**DATA PROVIDED:**
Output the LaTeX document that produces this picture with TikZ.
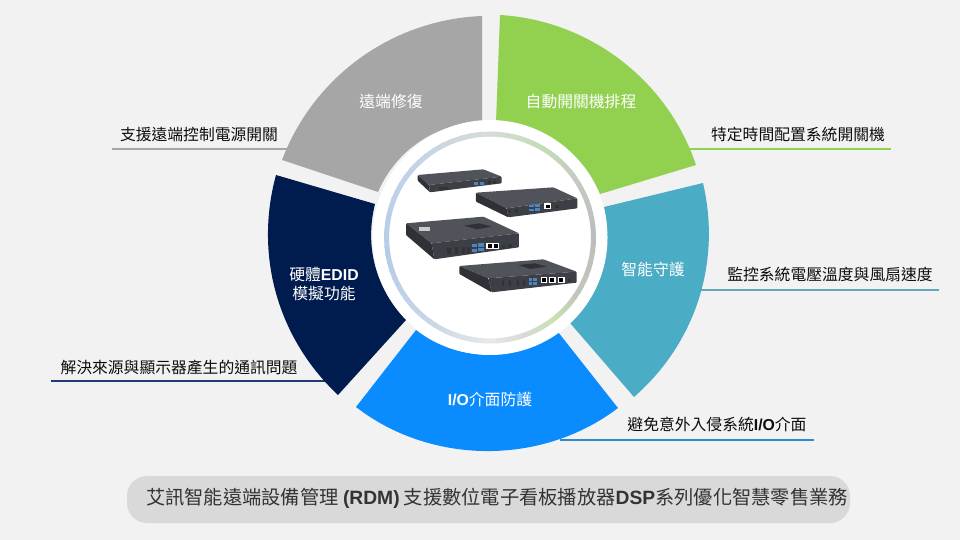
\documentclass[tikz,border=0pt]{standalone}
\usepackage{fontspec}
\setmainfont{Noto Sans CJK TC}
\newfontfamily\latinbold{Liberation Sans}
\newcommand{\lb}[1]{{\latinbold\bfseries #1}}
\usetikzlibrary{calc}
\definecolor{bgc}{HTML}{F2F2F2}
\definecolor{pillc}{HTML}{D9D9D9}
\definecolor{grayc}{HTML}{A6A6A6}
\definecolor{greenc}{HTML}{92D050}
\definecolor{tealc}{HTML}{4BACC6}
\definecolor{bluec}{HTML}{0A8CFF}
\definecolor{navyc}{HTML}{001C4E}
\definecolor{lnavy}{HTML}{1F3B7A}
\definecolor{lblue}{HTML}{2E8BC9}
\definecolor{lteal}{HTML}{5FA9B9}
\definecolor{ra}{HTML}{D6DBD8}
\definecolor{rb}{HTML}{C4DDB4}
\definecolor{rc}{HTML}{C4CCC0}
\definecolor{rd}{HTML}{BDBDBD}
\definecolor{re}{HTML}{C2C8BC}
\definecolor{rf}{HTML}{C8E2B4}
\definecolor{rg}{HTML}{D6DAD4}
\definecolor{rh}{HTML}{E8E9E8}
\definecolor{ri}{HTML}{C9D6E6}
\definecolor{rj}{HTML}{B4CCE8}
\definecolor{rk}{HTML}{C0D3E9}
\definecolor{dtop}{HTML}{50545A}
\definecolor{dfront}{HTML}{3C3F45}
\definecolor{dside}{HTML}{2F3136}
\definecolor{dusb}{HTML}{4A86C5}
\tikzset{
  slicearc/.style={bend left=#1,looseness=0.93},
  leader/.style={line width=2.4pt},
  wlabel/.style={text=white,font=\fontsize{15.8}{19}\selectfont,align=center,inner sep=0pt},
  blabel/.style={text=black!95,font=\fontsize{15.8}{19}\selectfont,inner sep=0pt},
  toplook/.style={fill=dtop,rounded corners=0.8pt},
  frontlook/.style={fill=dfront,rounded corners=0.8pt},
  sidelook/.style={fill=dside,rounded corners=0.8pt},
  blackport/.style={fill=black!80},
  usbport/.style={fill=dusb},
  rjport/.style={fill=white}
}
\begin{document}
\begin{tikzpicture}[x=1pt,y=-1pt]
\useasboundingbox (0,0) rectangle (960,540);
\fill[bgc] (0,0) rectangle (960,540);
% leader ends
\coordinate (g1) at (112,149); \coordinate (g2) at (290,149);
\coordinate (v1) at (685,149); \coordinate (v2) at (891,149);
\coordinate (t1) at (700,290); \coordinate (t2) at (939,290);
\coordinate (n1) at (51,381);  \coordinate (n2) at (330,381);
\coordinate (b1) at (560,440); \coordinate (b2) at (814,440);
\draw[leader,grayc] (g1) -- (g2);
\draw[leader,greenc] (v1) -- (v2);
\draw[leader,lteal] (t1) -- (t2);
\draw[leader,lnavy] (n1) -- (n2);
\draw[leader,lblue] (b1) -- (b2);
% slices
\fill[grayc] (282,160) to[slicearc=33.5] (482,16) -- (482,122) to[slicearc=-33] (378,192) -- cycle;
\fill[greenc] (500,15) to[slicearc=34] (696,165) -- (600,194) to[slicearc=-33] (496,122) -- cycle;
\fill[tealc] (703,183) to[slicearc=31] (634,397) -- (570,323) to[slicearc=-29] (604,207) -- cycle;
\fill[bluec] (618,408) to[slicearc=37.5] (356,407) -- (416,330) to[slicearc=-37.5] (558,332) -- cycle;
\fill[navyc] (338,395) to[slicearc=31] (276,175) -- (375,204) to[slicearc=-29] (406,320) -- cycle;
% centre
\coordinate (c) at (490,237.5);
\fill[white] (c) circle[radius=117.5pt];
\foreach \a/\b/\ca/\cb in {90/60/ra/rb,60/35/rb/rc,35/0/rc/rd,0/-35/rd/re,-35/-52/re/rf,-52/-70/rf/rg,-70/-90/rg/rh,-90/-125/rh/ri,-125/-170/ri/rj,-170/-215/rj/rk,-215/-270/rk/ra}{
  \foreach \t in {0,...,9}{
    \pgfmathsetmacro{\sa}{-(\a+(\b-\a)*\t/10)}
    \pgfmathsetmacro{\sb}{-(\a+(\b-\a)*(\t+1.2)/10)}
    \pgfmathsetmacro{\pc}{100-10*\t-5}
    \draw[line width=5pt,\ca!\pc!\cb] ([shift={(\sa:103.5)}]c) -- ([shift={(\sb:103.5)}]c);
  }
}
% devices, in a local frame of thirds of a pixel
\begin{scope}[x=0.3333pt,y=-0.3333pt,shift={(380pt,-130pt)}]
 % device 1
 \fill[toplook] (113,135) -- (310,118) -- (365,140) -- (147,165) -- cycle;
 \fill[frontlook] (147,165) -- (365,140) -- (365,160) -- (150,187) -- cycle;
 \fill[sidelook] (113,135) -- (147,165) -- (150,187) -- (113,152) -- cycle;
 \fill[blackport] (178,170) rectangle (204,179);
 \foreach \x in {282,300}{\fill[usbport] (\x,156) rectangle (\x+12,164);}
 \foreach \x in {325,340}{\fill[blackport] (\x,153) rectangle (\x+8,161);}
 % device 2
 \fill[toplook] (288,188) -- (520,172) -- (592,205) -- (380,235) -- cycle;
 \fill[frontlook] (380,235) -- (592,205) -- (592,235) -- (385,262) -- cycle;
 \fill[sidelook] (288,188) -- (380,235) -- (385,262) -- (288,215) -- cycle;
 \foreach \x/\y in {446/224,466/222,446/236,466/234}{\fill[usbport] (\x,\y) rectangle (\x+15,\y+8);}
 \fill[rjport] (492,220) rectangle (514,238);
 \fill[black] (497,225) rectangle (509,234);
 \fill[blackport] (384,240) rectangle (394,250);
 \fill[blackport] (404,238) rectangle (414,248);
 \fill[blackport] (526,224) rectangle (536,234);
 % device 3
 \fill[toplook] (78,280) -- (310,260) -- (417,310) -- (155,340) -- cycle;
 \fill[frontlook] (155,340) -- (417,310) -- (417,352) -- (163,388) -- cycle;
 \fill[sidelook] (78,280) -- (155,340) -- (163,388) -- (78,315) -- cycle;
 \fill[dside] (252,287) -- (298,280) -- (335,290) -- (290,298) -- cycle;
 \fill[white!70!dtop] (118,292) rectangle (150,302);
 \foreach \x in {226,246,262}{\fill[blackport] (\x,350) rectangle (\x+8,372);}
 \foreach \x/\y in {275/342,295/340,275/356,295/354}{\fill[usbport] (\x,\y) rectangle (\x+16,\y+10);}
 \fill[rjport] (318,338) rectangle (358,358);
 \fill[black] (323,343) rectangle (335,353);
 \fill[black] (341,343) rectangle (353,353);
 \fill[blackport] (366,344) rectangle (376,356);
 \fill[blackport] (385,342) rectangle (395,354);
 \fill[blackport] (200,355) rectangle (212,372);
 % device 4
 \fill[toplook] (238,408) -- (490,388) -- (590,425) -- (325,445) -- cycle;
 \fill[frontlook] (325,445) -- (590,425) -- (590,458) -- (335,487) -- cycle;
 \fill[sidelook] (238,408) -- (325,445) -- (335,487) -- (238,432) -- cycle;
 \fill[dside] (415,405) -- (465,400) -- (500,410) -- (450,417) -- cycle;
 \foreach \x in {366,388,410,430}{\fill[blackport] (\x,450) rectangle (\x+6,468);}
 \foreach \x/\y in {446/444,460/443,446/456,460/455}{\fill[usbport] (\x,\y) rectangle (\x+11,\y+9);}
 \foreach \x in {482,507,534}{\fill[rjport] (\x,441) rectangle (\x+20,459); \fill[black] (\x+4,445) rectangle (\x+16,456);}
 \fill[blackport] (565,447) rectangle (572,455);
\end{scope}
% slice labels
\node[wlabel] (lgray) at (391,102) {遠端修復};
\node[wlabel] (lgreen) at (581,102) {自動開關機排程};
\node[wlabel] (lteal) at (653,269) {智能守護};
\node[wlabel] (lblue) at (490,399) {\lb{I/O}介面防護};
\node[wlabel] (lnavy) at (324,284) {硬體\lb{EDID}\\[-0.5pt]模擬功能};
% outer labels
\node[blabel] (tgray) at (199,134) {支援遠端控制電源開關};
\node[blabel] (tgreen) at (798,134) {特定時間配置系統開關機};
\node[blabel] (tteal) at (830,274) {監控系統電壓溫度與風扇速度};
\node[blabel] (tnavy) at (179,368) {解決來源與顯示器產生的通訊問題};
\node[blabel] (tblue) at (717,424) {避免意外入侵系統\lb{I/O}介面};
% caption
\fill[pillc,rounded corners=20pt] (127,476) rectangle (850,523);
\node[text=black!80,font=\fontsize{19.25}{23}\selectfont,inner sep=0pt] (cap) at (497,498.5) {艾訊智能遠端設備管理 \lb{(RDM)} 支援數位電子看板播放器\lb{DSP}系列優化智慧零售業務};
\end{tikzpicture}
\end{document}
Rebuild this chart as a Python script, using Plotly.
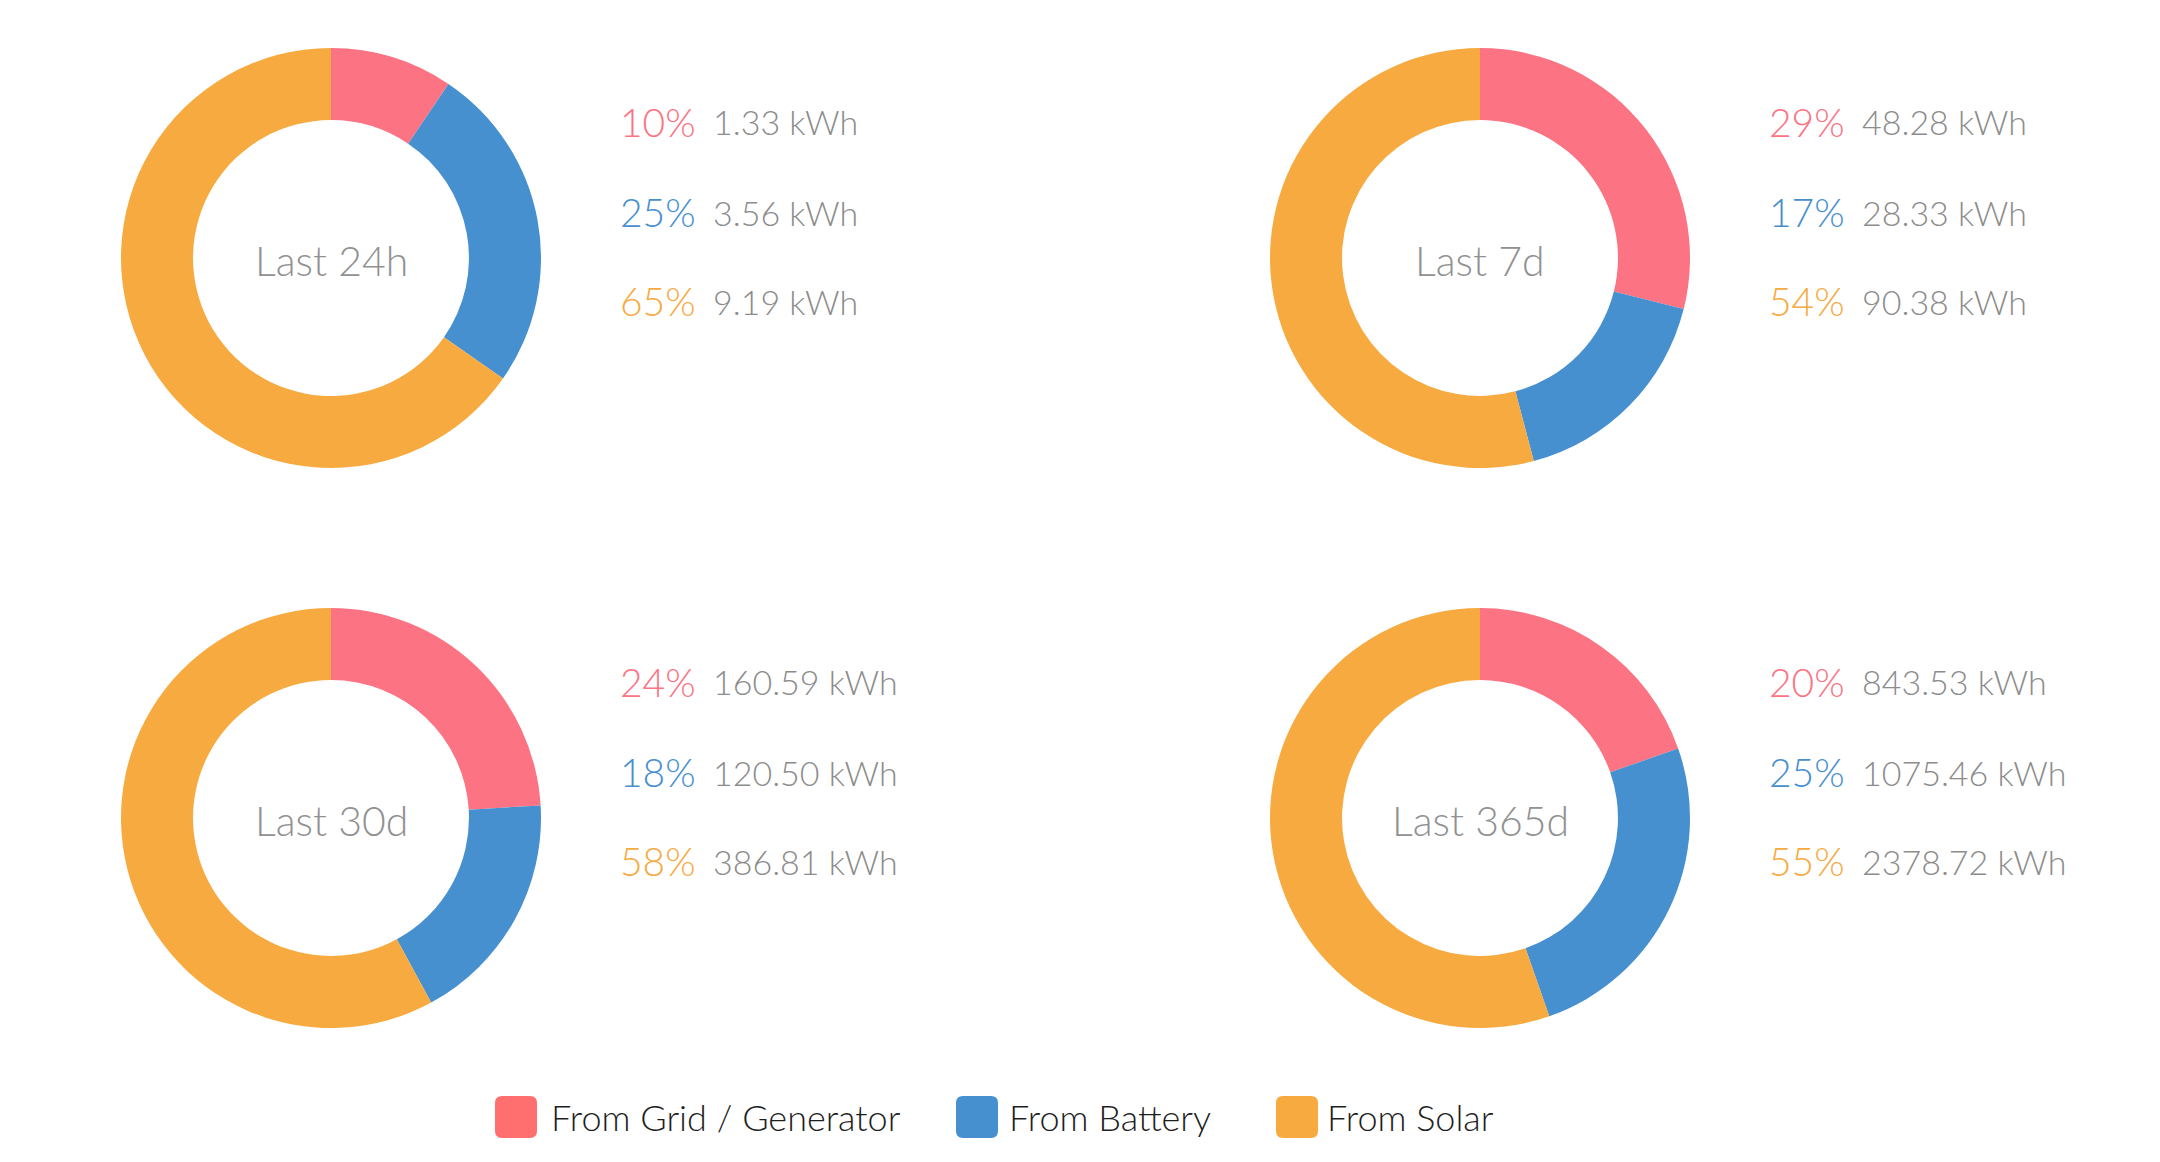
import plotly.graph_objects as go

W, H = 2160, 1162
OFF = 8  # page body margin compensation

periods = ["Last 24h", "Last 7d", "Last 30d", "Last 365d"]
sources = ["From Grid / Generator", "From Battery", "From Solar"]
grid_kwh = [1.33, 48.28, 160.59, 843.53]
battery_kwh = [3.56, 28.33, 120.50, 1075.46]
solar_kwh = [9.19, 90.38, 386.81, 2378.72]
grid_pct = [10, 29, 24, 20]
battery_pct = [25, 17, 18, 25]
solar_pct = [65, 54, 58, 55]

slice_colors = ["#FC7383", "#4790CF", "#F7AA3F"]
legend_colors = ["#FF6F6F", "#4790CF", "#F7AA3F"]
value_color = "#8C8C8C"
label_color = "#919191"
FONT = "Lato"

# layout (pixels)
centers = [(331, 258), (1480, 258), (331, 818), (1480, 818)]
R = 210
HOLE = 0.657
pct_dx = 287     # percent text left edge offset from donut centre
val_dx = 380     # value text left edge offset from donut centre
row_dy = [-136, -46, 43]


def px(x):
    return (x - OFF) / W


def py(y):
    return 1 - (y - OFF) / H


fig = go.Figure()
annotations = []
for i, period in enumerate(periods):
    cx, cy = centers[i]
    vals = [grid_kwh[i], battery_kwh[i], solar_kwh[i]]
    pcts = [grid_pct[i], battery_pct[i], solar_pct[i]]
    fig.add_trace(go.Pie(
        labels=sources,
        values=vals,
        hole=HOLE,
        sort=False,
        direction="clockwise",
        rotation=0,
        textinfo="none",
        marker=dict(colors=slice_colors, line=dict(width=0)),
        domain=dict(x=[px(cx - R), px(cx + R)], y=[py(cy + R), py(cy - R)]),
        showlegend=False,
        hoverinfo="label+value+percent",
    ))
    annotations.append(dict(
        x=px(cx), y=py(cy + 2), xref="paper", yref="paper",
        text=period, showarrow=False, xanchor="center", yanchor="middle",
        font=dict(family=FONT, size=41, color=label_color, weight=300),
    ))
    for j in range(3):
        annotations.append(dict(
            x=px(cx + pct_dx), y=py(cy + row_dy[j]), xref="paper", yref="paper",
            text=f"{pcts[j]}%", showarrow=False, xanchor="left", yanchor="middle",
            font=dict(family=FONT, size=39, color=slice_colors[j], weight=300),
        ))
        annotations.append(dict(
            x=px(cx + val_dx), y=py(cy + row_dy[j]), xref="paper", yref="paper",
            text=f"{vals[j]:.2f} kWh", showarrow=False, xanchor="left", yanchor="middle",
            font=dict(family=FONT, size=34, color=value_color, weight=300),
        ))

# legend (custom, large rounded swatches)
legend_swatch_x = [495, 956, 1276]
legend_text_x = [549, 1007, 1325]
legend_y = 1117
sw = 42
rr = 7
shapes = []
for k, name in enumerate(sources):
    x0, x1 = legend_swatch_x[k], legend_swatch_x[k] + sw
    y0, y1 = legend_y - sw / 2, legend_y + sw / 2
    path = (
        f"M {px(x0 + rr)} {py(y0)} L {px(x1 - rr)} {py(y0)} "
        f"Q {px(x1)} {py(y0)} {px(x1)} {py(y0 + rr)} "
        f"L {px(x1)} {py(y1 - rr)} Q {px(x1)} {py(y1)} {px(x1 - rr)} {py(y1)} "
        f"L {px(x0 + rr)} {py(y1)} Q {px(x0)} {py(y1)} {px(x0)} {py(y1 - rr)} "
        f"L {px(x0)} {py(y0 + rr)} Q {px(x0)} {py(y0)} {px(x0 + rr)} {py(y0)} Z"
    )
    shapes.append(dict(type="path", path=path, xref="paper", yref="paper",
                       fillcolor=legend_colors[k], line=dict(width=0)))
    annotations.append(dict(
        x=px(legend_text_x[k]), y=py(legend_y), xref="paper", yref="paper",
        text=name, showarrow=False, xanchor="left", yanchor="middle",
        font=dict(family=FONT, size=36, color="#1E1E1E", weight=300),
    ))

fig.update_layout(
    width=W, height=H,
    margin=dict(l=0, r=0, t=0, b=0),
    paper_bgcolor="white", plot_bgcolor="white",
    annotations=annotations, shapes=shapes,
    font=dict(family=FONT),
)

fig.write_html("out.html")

**BRIEF:** Exactly reproduce the stretch that starts at the line containing "Rebuild this chart" and ends at the line containing "return 1 - (y - OFF) / H", both ends included; leave any pictures out.

**ANSWER TO THIS TASK:**
Rebuild this chart as a Python script, using Plotly.
import plotly.graph_objects as go

W, H = 2160, 1162
OFF = 8  # page body margin compensation

periods = ["Last 24h", "Last 7d", "Last 30d", "Last 365d"]
sources = ["From Grid / Generator", "From Battery", "From Solar"]
grid_kwh = [1.33, 48.28, 160.59, 843.53]
battery_kwh = [3.56, 28.33, 120.50, 1075.46]
solar_kwh = [9.19, 90.38, 386.81, 2378.72]
grid_pct = [10, 29, 24, 20]
battery_pct = [25, 17, 18, 25]
solar_pct = [65, 54, 58, 55]

slice_colors = ["#FC7383", "#4790CF", "#F7AA3F"]
legend_colors = ["#FF6F6F", "#4790CF", "#F7AA3F"]
value_color = "#8C8C8C"
label_color = "#919191"
FONT = "Lato"

# layout (pixels)
centers = [(331, 258), (1480, 258), (331, 818), (1480, 818)]
R = 210
HOLE = 0.657
pct_dx = 287     # percent text left edge offset from donut centre
val_dx = 380     # value text left edge offset from donut centre
row_dy = [-136, -46, 43]


def px(x):
    return (x - OFF) / W


def py(y):
    return 1 - (y - OFF) / H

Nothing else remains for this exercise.